Kobo, being originally a Canadian company, fares much better in Canada, by allowing people to borrow ebooks from the public library through Overdrive directly from the device, making the process even smoother than the one experienced by American Kindle users.

Integration with the Pocket service is also great, as it allows you to read longer articles you stored in your Pocket account while browsing the web on your desktop.

The closest thing Kindle has to this is offered by a third-party service called Instapaper, but it’s not as seamless in my experience.

Nevertheless, if you are an American reader, Kindle is a no-brainer, unless you have ideological reasons against getting an Amazon device. This is why it is estimated that over 83% of ebook readers in the US are Kindles.

Kobo is the second-largest player in America, and their partnership with Walmart will only help them out. But Amazon’s offering in the US is tough to beat unless you, again, take issue at the lack of open formats on the platform or really need a larger device, since Amazon discontinued e-ink devices with screens larger than 7″.

But if you are in Canada, the Kindle proposition starts to be a lot less appealing. To me, the lack of support for public libraries, in particular, is a major blow.

If you are an avid reader like I am, the cost of the device becomes almost irrelevant if you need to buy every book you read. And it’s not just me thinking this way. The majority of e-readers in the hands of Canadians are Kobo devices for a reason.

The Device I ordered

And that’s why I ordered a Kobo Forma, which is the equivalent of the Kindle Oasis 3, only it has an 8″ screen instead of the 7 inches of the Oasis.

The Kobo Forma

It doesn’t support Bluetooth for audiobooks, but then again, in Canada, neither does the Oasis, and I listen to audiobooks on my phone while driving or at the gym, in any case.

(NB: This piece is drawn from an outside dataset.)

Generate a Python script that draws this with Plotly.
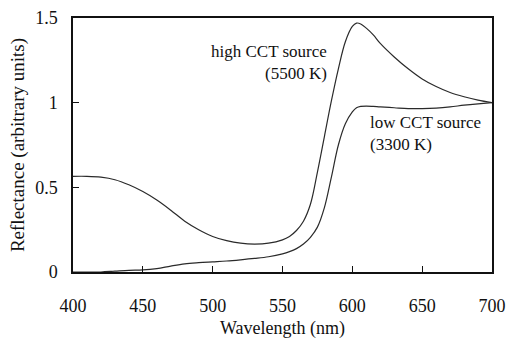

One valid alternative would be to buy one of those Chinese Android tablets with e-ink displays, such as the Onyx Boox series.

Being Android devices, they will allow you to install both the Kindle and Kobo apps, as well as Overdrive, and any other regular Android app.

This way you could have the Kindle catalog and the ability to borrow library books, even in Canada. However, these devices tend to be quite a bit more expensive than even the top of the line Kindle or Kobo, they are not exactly bug-free, and perhaps they lose something by adding more capabilities.

If you are looking for an e-reader, less might be more. Part of the beauty of a device like the Kindle and Kobo lies in their distraction-free nature. The devices are simply not capable of doing much else but reading.

With a full-fledged tablet, even with an e-ink screen, you’re way more likely to become distracted.